- Associated Press - Thursday, March 26, 2015

JACKSON, Miss. (AP) - Members of the Mississippi Legislative Black Caucus and a black education group are criticizing Republican Gov. Phil Bryant for what they see as lack of diversity in his College Board nominations.

The caucus chairman, Democratic Sen. Kenny Wayne Jones of Canton, said Thursday that black senators are prepared to vote against three pending nominations.

Jones said it is “disgraceful” that the 12-member College Board will soon not have a graduate of any of Mississippi’s three public historically black universities.

“Gov. Bryant’s College Board appointments damage higher education and disrespect Alcorn, Mississippi Valley and Jackson State universities,” Jones said during a Capitol news conference, where about 20 Black Caucus members were joined by more than a dozen members of the Jackson-based Mississippi Coalition on Black Higher Education.
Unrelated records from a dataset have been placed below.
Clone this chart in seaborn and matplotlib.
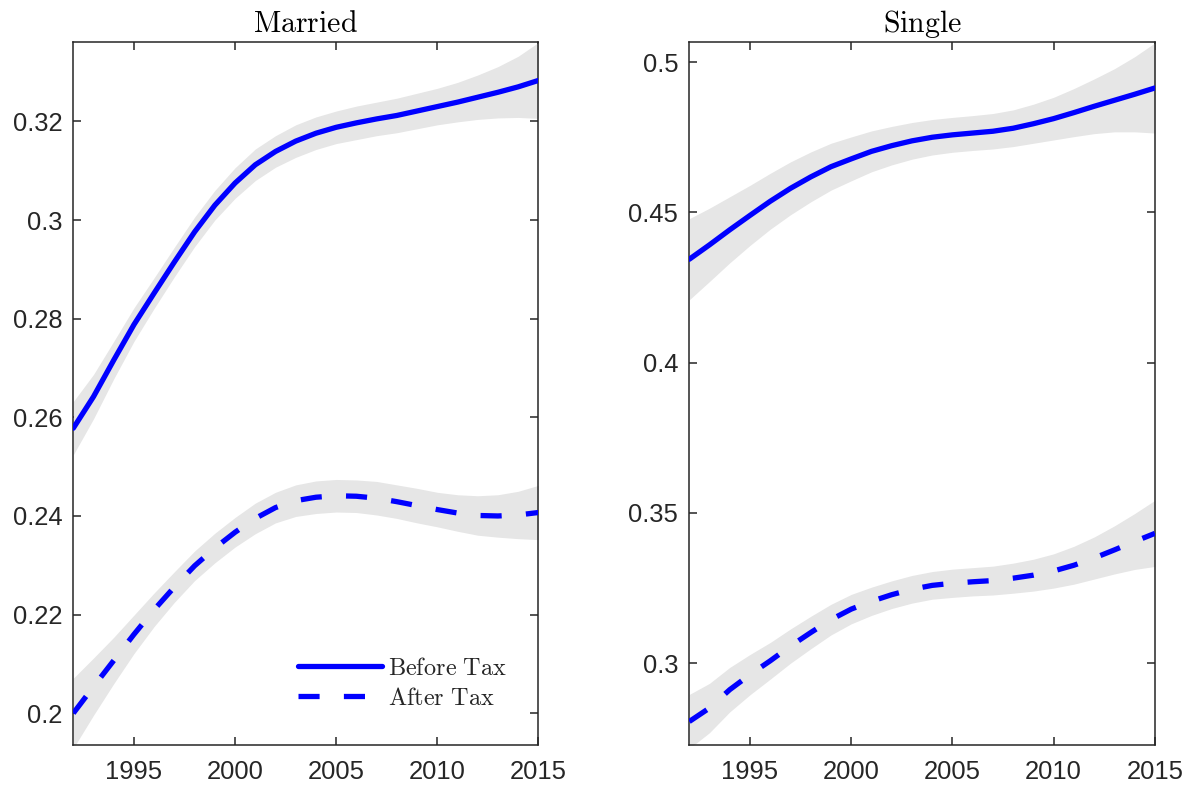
import numpy as np
import pandas as pd
import matplotlib
matplotlib.use("Agg")
import matplotlib.pyplot as plt
import seaborn as sns

# ---- data -----------------------------------------------------------------
years = list(range(1992, 2016))

married_before = [0.2578, 0.2642, 0.2716, 0.2788, 0.2852, 0.2915, 0.2976, 0.3030,
                  0.3075, 0.3112, 0.3139, 0.3160, 0.3176, 0.3188, 0.3197, 0.3205,
                  0.3212, 0.3221, 0.3230, 0.3239, 0.3249, 0.3259, 0.3270, 0.3283]
married_before_hw = [0.0054, 0.0045, 0.0038, 0.0034, 0.0031, 0.0030, 0.0030, 0.0030,
                     0.0031, 0.0032, 0.0032, 0.0033, 0.0033, 0.0033, 0.0034, 0.0034,
                     0.0035, 0.0036, 0.0037, 0.0040, 0.0045, 0.0052, 0.0062, 0.0077]

married_after = [0.2000, 0.2054, 0.2107, 0.2160, 0.2210, 0.2256, 0.2299, 0.2335,
                 0.2367, 0.2395, 0.2417, 0.2431, 0.2438, 0.2441, 0.2440, 0.2436,
                 0.2429, 0.2421, 0.2413, 0.2406, 0.2401, 0.2400, 0.2402, 0.2407]
married_after_hw = [0.0071, 0.0058, 0.0047, 0.0039, 0.0034, 0.0031, 0.0030, 0.0030,
                    0.0030, 0.0031, 0.0031, 0.0032, 0.0033, 0.0033, 0.0033, 0.0034,
                    0.0034, 0.0035, 0.0035, 0.0037, 0.0040, 0.0043, 0.0048, 0.0055]

single_before = [0.4344, 0.4392, 0.4442, 0.4490, 0.4537, 0.4580, 0.4618, 0.4652,
                 0.4678, 0.4703, 0.4722, 0.4738, 0.4750, 0.4758, 0.4764, 0.4770,
                 0.4780, 0.4795, 0.4812, 0.4832, 0.4853, 0.4873, 0.4893, 0.4914]
single_before_hw = [0.0135, 0.0122, 0.0110, 0.0100, 0.0093, 0.0088, 0.0083, 0.0078,
                    0.0073, 0.0068, 0.0064, 0.0061, 0.0059, 0.0058, 0.0058, 0.0059,
                    0.0061, 0.0065, 0.0071, 0.0080, 0.0091, 0.0105, 0.0125, 0.0150]

single_after = [0.2806, 0.2851, 0.2912, 0.2962, 0.3008, 0.3057, 0.3102, 0.3145,
                0.3180, 0.3206, 0.3228, 0.3246, 0.3259, 0.3266, 0.3271, 0.3275,
                0.3283, 0.3293, 0.3307, 0.3326, 0.3350, 0.3377, 0.3405, 0.3432]
single_after_hw = [0.0090, 0.0082, 0.0074, 0.0067, 0.0061, 0.0057, 0.0054, 0.0051,
                   0.0049, 0.0047, 0.0046, 0.0046, 0.0046, 0.0047, 0.0047, 0.0048,
                   0.0050, 0.0053, 0.0057, 0.0063, 0.0070, 0.0080, 0.0093, 0.0110]

xticks = [1995, 2000, 2005, 2010, 2015]
married_yticks = [0.20, 0.22, 0.24, 0.26, 0.28, 0.30, 0.32]
married_yticklabels = ["0.2", "0.22", "0.24", "0.26", "0.28", "0.3", "0.32"]
single_yticks = [0.30, 0.35, 0.40, 0.45, 0.50]
single_yticklabels = ["0.3", "0.35", "0.4", "0.45", "0.5"]

panels = [
    dict(title="Married", before=married_before, before_hw=married_before_hw,
         after=married_after, after_hw=married_after_hw,
         yticks=married_yticks, yticklabels=married_yticklabels,
         ylim=(0.19357, 0.3361), legend=True),
    dict(title="Single", before=single_before, before_hw=single_before_hw,
         after=single_after, after_hw=single_after_hw,
         yticks=single_yticks, yticklabels=single_yticklabels,
         ylim=(0.2728, 0.5067), legend=False),
]

# ---- style ----------------------------------------------------------------
sns.set_theme(style="ticks")
plt.rcParams["font.family"] = ["Liberation Sans", "DejaVu Sans"]
plt.rcParams["mathtext.fontset"] = "cm"

LINE = "#0000ff"
BAND = "#e6e6e6"
AXC = "#262626"
LW = 3.8
DASH = (0, (4.0, 4.6))

fig = plt.figure(figsize=(11.9, 7.89), dpi=100)
positions = [[0.0616, 0.0558, 0.3908, 0.8910],
             [0.5792, 0.0558, 0.3913, 0.8910]]

for pos, p in zip(positions, panels):
    ax = fig.add_axes(pos)
    df = pd.DataFrame({"year": years,
                       "before": p["before"], "before_hw": p["before_hw"],
                       "after": p["after"], "after_hw": p["after_hw"]})

    # confidence bands behind the fitted lines
    for col in ("before", "after"):
        ax.fill_between(df["year"], df[col] - df[col + "_hw"], df[col] + df[col + "_hw"],
                        color=BAND, lw=0, zorder=1)

    sns.lineplot(data=df, x="year", y="before", ax=ax, color=LINE, lw=LW,
                 label=r"$\mathrm{Before\ Tax}$", zorder=3)
    sns.lineplot(data=df, x="year", y="after", ax=ax, color=LINE, lw=LW,
                 linestyle=DASH, label=r"$\mathrm{After\ Tax}$", zorder=3)

    ax.set_xlim(1992, 2015)
    ax.set_ylim(*p["ylim"])
    ax.set_xticks(xticks)
    ax.set_xticklabels([str(t) for t in xticks])
    ax.set_yticks(p["yticks"])
    ax.set_yticklabels(p["yticklabels"])
    ax.set_xlabel("")
    ax.set_ylabel("")
    ax.set_title(r"$\mathrm{%s}$" % p["title"], fontsize=21.5, color="black", pad=7)

    for s in ax.spines.values():
        s.set_visible(True)
        s.set_color(AXC)
        s.set_linewidth(1.1)
    ax.tick_params(axis="both", which="major", direction="in", length=6, width=1.1,
                   color=AXC, labelcolor=AXC, labelsize=18.4,
                   top=True, right=True, labeltop=False, labelright=False)
    ax.tick_params(axis="x", pad=11)
    ax.tick_params(axis="y", pad=8)

    if p["legend"]:
        ax.legend(loc="center left", bbox_to_anchor=(0.483, 0.087), frameon=False,
                  fontsize=17.5, handlelength=3.45, handletextpad=0.25,
                  borderpad=0, borderaxespad=0, labelspacing=0.32)
    elif ax.get_legend() is not None:
        ax.get_legend().remove()

fig.savefig("out.png", dpi=100)
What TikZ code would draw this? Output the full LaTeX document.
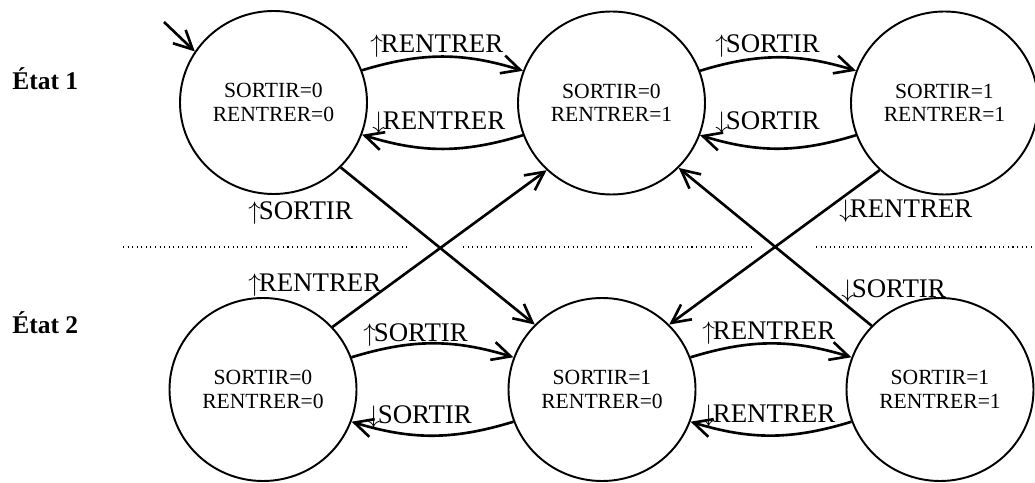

Bryant has nominated three white men and one black man to the board. If confirmed, they would succeed two white men, one white woman and one black man whose terms are expiring.

One of Bryant’s College Board nominees, Dr. Alfred McNair, is gastroenterologist from Gautier and earned his undergraduate degree at historically black Tougaloo College in Jackson, which is a private school.

Bryant spokeswoman Nicole Webb said the governor has a strong record on diverse appointments, including nominating a woman and an African-American man to the College Board in 2012.

“For his first appointment as governor, Gov. Bryant appointed Maj. Gen. Leon Collins as adjutant general of the Mississippi National Guard. It was the first time in the state’s history an African-American had been appointed to the position,” Webb said. “He also recently appointed an African-American, Jerry Griffith Sr., to the Mississippi Gaming Commission. This is the first time in the history of the Gaming Commission an African-American has been appointed.”

Preston Lee of Jackson, an Alcorn State alumnus who is first vice president of the Mississippi Coalition on Black Higher Education, said having no graduate of Alcorn State, Jackson State or Mississippi Valley State universities on the College Board is insulting.

“This is racial politics in it most stark form,” Lee said.

One of the governor’s four College Board nominees, Glenn McCullough Jr. of Tupelo, was confirmed by the Senate last week.

Moments after the Black Caucus news conference Thursday, the Senate Universities and Colleges Committee met and endorsed the other three nominees: McNair, Chip Morgan of Leland and Tommy Duff of Hattiesburg. The full Senate will vote on whether to confirm them in the next few days.